Written exercise → Each line from the line with "Write the TikZ code for this diagram." to the line with "(projb) at (624.5,945.5)", inclusive, is to be repeated exactly; no other line and no picture belongs in the copy.

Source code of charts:
──────────────────────────────

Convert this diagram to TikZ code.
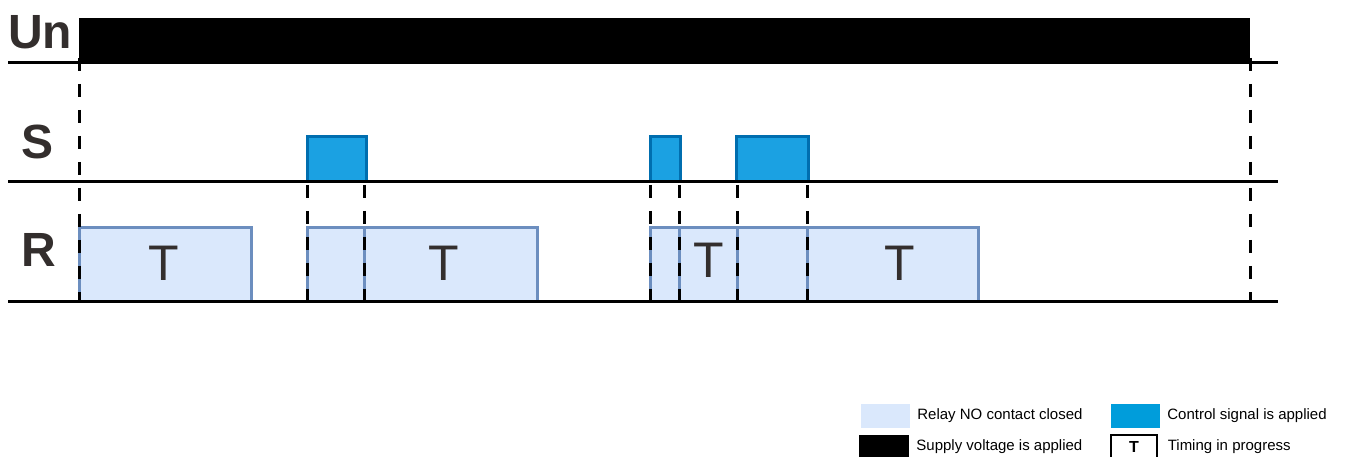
\documentclass[tikz,border=0pt]{standalone}
\usepackage{fontspec}
\setmainfont{Liberation Sans}
\usetikzlibrary{positioning}
\definecolor{tdInk}{HTML}{000000}
\definecolor{tdLabel}{HTML}{332E2D}
\definecolor{tdRelay}{HTML}{DAE8FC}
\definecolor{tdRelayEdge}{HTML}{6C8EBF}
\definecolor{tdSig}{HTML}{1BA1E2}
\definecolor{tdSigEdge}{HTML}{006EAF}
\definecolor{tdSigKey}{HTML}{009DDB}
\tikzset{
  base/.style={line width=3pt, draw=tdInk},
  marker/.style={line width=3pt, draw=tdInk, dash pattern=on 13pt off 13pt},
  sig/.style={fill=tdSig, draw=tdSigEdge, line width=3pt},
  rly/.style={fill=tdRelay, draw=tdRelayEdge, line width=3pt},
  lane/.style={font=\fontsize{48}{48}\selectfont\bfseries, text=tdLabel, inner sep=0pt},
  tlab/.style={font=\fontsize{50}{50}\selectfont, text=tdLabel, inner sep=0pt},
  key/.style={minimum width=49pt, minimum height=24pt, inner sep=0pt},
  keytxt/.style={font=\fontsize{15}{15}\selectfont, inner sep=0pt},
}
\begin{document}
\begin{tikzpicture}[x=1pt, y=-1pt]
  \useasboundingbox (0,0) rectangle (1347,457);
  % supply voltage
  \fill[tdInk] (79,18) rectangle (1250,64);
  % control signal pulses
  \draw[sig] (307,137) rectangle (366,182);
  \draw[sig] (650,137) rectangle (680,182);
  \draw[sig] (736,137) rectangle (808,182);
  % relay contact
  \draw[rly] (79,228) rectangle (251,301);
  \draw[rly] (307,228) rectangle (537,301);
  \draw[rly] (364,228) -- (364,301);
  \draw[rly] (650,228) rectangle (978,301);
  \foreach \x in {679,737,807} \draw[rly] (\x,228) -- (\x,301);
  % time markers
  \foreach \x in {79,1250} \draw[marker] (\x,58) -- (\x,301);
  \foreach \x in {307,364,650,679,737,807} \draw[marker] (\x,185) -- (\x,301);
  % lane baselines
  \foreach \y in {63,182,301} \draw[base] (8,\y) -- (1278,\y);
  % lane labels
  \node[lane] (un) at (40,32) {Un};
  \node[lane] (s) at (38,142) {S};
  \node[lane] (r) at (39,250) {R};
  \node[tlab] (t1) at (164,263) {T};
  \node[tlab] (t2) at (444,263) {T};
  \node[tlab] (t3) at (709,260) {T};
  \node[tlab] (t4) at (900,263) {T};
  % legend
  \node[key, fill=tdRelay] (k1) at (885.5,416) {};
  \node[keytxt, right=7pt of k1] (k1t) {Relay NO contact closed};
  \node[key, fill=tdInk, minimum width=50pt] (k2) at (884,447) {};
  \node[keytxt, right=7pt of k2] (k2t) {Supply voltage is applied};
  \node[key, fill=tdSigKey] (k3) at (1135.5,416) {};
  \node[keytxt, right=7pt of k3] (k3t) {Control signal is applied};
  \node[key, draw=tdInk, line width=1.2pt, minimum width=46pt, font=\fontsize{16}{16}\selectfont\bfseries] (k4) at (1134,447) {T};
  \node[keytxt, right=10pt of k4] (k4t) {Timing in progress};
\end{tikzpicture}
\end{document}
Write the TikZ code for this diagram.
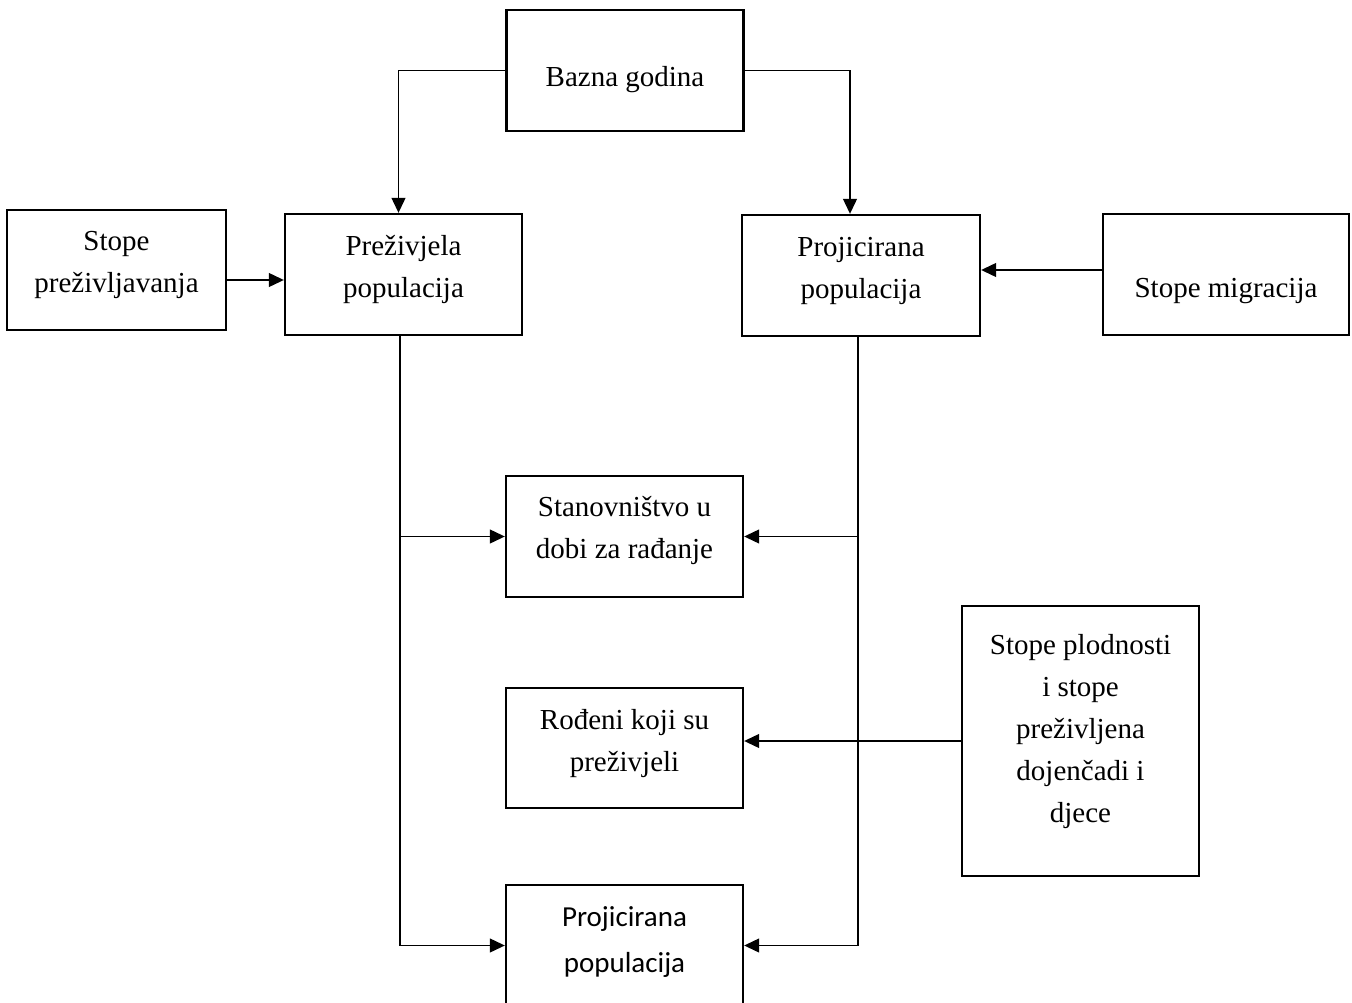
\documentclass[tikz,border=0pt]{standalone}
\usepackage{fontspec}
\setmainfont{Liberation Serif}
\newfontfamily\calfont{Carlito}
\usepackage{tikz}
\usetikzlibrary{arrows.meta,positioning}
\newcommand{\boxtext}[2]{\raisebox{#1}[\height][\depth]{\begin{tabular}{@{}c@{}}#2\end{tabular}}}

\begin{document}
\begin{tikzpicture}[x=1pt,y=-1pt,
  box/.style={draw, line width=2.4pt, inner sep=0pt,
    minimum width=237pt, minimum height=121pt,
    font=\fontsize{29}{42}\selectfont},
  arr/.style={line width=1.2pt, -{Triangle[length=15pt,width=14pt]}}]
\useasboundingbox (0,0) rectangle (1352,1003);
  \node[box] (baza) at (625,70.5) {\boxtext{-8pt}{Bazna godina}};
  \node[box, minimum width=219pt, minimum height=120pt] (stpr) at (116.5,270) {\boxtext{6.5pt}{Stope\\preživljavanja}};
  \node[box] (prez) at (403.5,274.5) {\boxtext{6pt}{Preživjela\\populacija}};
  \node[box, minimum width=238pt] (proj) at (861,275.5) {\boxtext{6.5pt}{Projicirana\\populacija}};
  \node[box, minimum width=246pt] (migr) at (1226,274.5) {\boxtext{-15pt}{Stope migracija}};
  \node[box] (stan) at (624.5,536.5) {\boxtext{7.5pt}{Stanovništvo u\\dobi za rađanje}};
  \node[box, minimum height=120pt] (rod) at (624.5,748) {\boxtext{6pt}{Rođeni koji su\\preživjeli}};
  \node[box, minimum height=270pt] (plod) at (1080.5,741) {\boxtext{10.5pt}{Stope plodnosti\\i stope\\preživljena\\dojenčadi i\\djece}};
  \node[box, font=\calfont\fontsize{29}{46}\selectfont] (projb) at (624.5,945.5) {\boxtext{5.5pt}{Projicirana\\populacija}};

  \draw[arr] (baza.west) -| ([xshift=-5pt]prez.north);
  \draw[arr] (baza.east) -| ([xshift=-11pt]proj.north);
  \draw[arr] ([yshift=-10pt]stpr.east) -- ([yshift=-10pt]stpr.east -| prez.west);
  \draw[arr] ([yshift=4.5pt]migr.west) -- ([yshift=4.5pt]migr.west -| proj.east);
  \draw[arr] ([xshift=-3.5pt]prez.south) |- (projb.west);
  \draw[arr] ([xshift=-3.5pt]prez.south |- stan.west) -- (stan.west);
  \draw[arr] ([xshift=-3pt]proj.south) |- (projb.east);
  \draw[arr] ([xshift=-3pt]proj.south |- stan.east) -- (stan.east);
  \draw[arr] (plod.west) -- (plod.west -| rod.east);
\end{tikzpicture}
\end{document}
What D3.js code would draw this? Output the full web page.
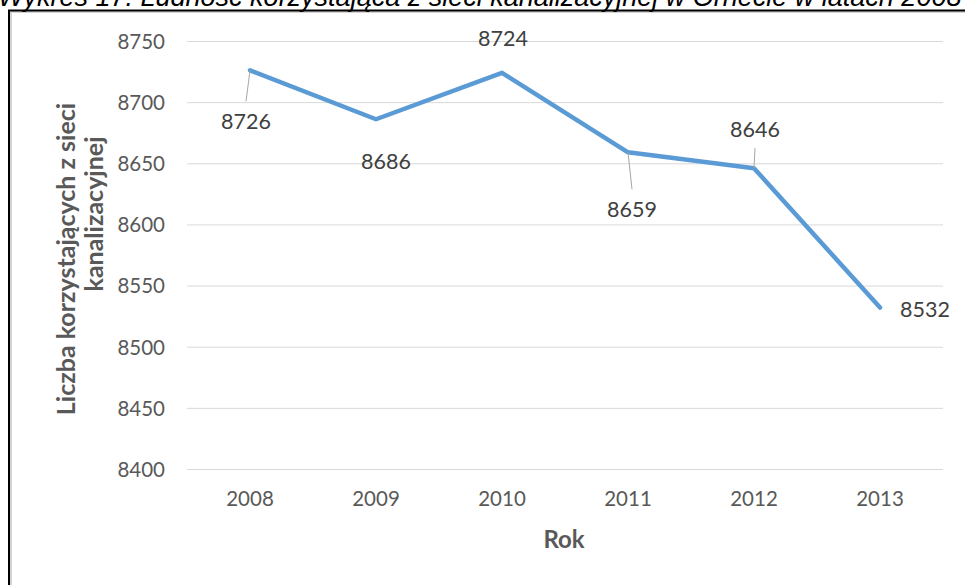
<!DOCTYPE html>
<html>
<head>
<meta charset="utf-8">
<script src="https://cdn.jsdelivr.net/npm/d3@7"></script>
<style>
  html, body { margin: 0; padding: 0; background: #fff; overflow: hidden; }
  svg { display: block; }
</style>
</head>
<body>
<svg id="chart"></svg>
<script>
// data
const years = ['2008', '2009', '2010', '2011', '2012', '2013'];
const users = [8726, 8686, 8724, 8659, 8646, 8532];
const yTicks = [8400, 8450, 8500, 8550, 8600, 8650, 8700, 8750];

const titleText = 'Wykres 17. Ludność korzystająca z sieci kanalizacyjnej w Ornecie w latach 2008–2013';
const yTitleLines = ['Liczba korzystających z sieci', 'kanalizacyjnej'];
const xTitle = 'Rok';

const W = 965, H = 585;

// plot area
const margin = { top: 41, right: 22, bottom: 116, left: 187 };
const innerW = W - margin.left - margin.right;
const innerH = H - margin.top - margin.bottom;

// where each data label sits relative to its point (dx, dy in px), and if it has a leader line
const labelPlace = [
  { dx: -4, dy: 59, anchor: 'middle', leader: 31 },
  { dx: 10, dy: 50, anchor: 'middle', leader: 0 },
  { dx: 1, dy: -27, anchor: 'middle', leader: 0 },
  { dx: 4, dy: 65, anchor: 'middle', leader: 37 },
  { dx: 1, dy: -31, anchor: 'middle', leader: -20 },
  { dx: 20, dy: 9, anchor: 'start', leader: 0 },
];

const svg = d3.select('#chart')
  .attr('width', W)
  .attr('height', H);

svg.append('rect')
  .attr('width', W)
  .attr('height', H)
  .attr('fill', '#fff');

// frame of the chart object (runs off the right and bottom edges)
svg.append('rect')
  .attr('x', 11)
  .attr('y', 12)
  .attr('width', W + 20)
  .attr('height', H + 20)
  .attr('fill', 'none')
  .attr('stroke', '#d4d4d4')
  .attr('stroke-width', 2);
svg.append('rect')
  .attr('x', 9)
  .attr('y', 10.5)
  .attr('width', W + 20)
  .attr('height', H + 20)
  .attr('fill', 'none')
  .attr('stroke', '#000')
  .attr('stroke-width', 2);

// caption above the frame, its top is cut by the window as in the source
svg.append('text')
  .attr('x', -2)
  .attr('y', 6)
  .attr('font-family', '"Liberation Sans", Arial, sans-serif')
  .attr('font-style', 'italic')
  .attr('font-size', 27)
  .attr('fill', '#000')
  .text(titleText);

const g = svg.append('g')
  .attr('transform', `translate(${margin.left},${margin.top})`);

const x = d3.scaleBand()
  .domain(years)
  .range([0, innerW])
  .padding(0);

const y = d3.scaleLinear()
  .domain([8400, 8750])
  .range([innerH, 0]);

// gridlines + y labels
const yAxis = d3.axisLeft(y)
  .tickValues(yTicks)
  .tickSize(-innerW)
  .tickPadding(22)
  .tickFormat(d3.format('d'));

g.append('g')
  .attr('class', 'y axis')
  .call(yAxis)
  .call(sel => sel.select('.domain').remove())
  .call(sel => sel.selectAll('line').attr('stroke', '#d9d9d9').attr('stroke-width', 1))
  .call(sel => sel.selectAll('text')
    .attr('fill', '#595959')
    .attr('font-family', 'Lato, "Open Sans", sans-serif')
    .attr('font-size', 20.5)
    .attr('dy', '0.36em'));

// x labels
const xAxis = d3.axisBottom(x)
  .tickSize(0)
  .tickPadding(22);

g.append('g')
  .attr('class', 'x axis')
  .attr('transform', `translate(0,${innerH})`)
  .call(xAxis)
  .call(sel => sel.select('.domain').remove())
  .call(sel => sel.selectAll('text')
    .attr('fill', '#595959')
    .attr('font-family', 'Lato, "Open Sans", sans-serif')
    .attr('font-size', 20.5)
    .attr('dy', '0.71em'));

const cx = (d, i) => x(years[i]) + x.bandwidth() / 2;

// the line
const line = d3.line()
  .x((d, i) => cx(d, i))
  .y(d => y(d));

g.append('path')
  .datum(users)
  .attr('class', 'data line')
  .attr('d', line)
  .attr('fill', 'none')
  .attr('stroke', '#5b9bd5')
  .attr('stroke-width', 4.5)
  .attr('stroke-linejoin', 'round')
  .attr('stroke-linecap', 'round');

// leader lines
g.selectAll('.leader')
  .data(users.map((v, i) => ({ v, i, p: labelPlace[i] })).filter(d => d.p.leader !== 0))
  .enter()
  .append('line')
  .attr('class', 'leader')
  .attr('x1', d => cx(d.v, d.i))
  .attr('y1', d => y(d.v))
  .attr('x2', d => cx(d.v, d.i) + d.p.dx)
  .attr('y2', d => y(d.v) + d.p.leader)
  .attr('stroke', '#a6a6a6')
  .attr('stroke-width', 1);

// data labels
g.selectAll('.value.label')
  .data(users)
  .enter()
  .append('text')
  .attr('class', 'value label')
  .attr('x', (d, i) => cx(d, i) + labelPlace[i].dx)
  .attr('y', (d, i) => y(d) + labelPlace[i].dy)
  .attr('text-anchor', (d, i) => labelPlace[i].anchor)
  .attr('fill', '#404040')
  .attr('font-family', 'Lato, "Open Sans", sans-serif')
  .attr('font-size', 21.5)
  .text(d => d);

// axis titles
svg.append('text')
  .attr('x', margin.left + innerW / 2 - 1)
  .attr('y', 548)
  .attr('text-anchor', 'middle')
  .attr('fill', '#595959')
  .attr('font-family', 'Lato, "Open Sans", sans-serif')
  .attr('font-weight', 'bold')
  .attr('font-size', 24)
  .text(xTitle);

const yTitle = svg.append('g')
  .attr('fill', '#595959')
  .attr('font-family', 'Lato, "Open Sans", sans-serif')
  .attr('font-weight', 'bold')
  .attr('font-size', 25)
  .attr('text-anchor', 'middle');

yTitle.append('text')
  .attr('transform', 'translate(75,259) rotate(-90)')
  .text(yTitleLines[0]);
yTitle.append('text')
  .attr('transform', 'translate(103,214) rotate(-90)')
  .text(yTitleLines[1]);
</script>
</body>
</html>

──────────────────────────────

Complete response →
Write the TikZ code for this diagram.
\documentclass[tikz,border=0pt]{standalone}
\usepackage{fontspec}
\setmainfont{Liberation Serif}
\newfontfamily\calfont{Carlito}
\usepackage{tikz}
\usetikzlibrary{arrows.meta,positioning}
\newcommand{\boxtext}[2]{\raisebox{#1}[\height][\depth]{\begin{tabular}{@{}c@{}}#2\end{tabular}}}

\begin{document}
\begin{tikzpicture}[x=1pt,y=-1pt,
  box/.style={draw, line width=2.4pt, inner sep=0pt,
    minimum width=237pt, minimum height=121pt,
    font=\fontsize{29}{42}\selectfont},
  arr/.style={line width=1.2pt, -{Triangle[length=15pt,width=14pt]}}]
\useasboundingbox (0,0) rectangle (1352,1003);
  \node[box] (baza) at (625,70.5) {\boxtext{-8pt}{Bazna godina}};
  \node[box, minimum width=219pt, minimum height=120pt] (stpr) at (116.5,270) {\boxtext{6.5pt}{Stope\\preživljavanja}};
  \node[box] (prez) at (403.5,274.5) {\boxtext{6pt}{Preživjela\\populacija}};
  \node[box, minimum width=238pt] (proj) at (861,275.5) {\boxtext{6.5pt}{Projicirana\\populacija}};
  \node[box, minimum width=246pt] (migr) at (1226,274.5) {\boxtext{-15pt}{Stope migracija}};
  \node[box] (stan) at (624.5,536.5) {\boxtext{7.5pt}{Stanovništvo u\\dobi za rađanje}};
  \node[box, minimum height=120pt] (rod) at (624.5,748) {\boxtext{6pt}{Rođeni koji su\\preživjeli}};
  \node[box, minimum height=270pt] (plod) at (1080.5,741) {\boxtext{10.5pt}{Stope plodnosti\\i stope\\preživljena\\dojenčadi i\\djece}};
  \node[box, font=\calfont\fontsize{29}{46}\selectfont] (projb) at (624.5,945.5) {\boxtext{5.5pt}{Projicirana\\populacija}};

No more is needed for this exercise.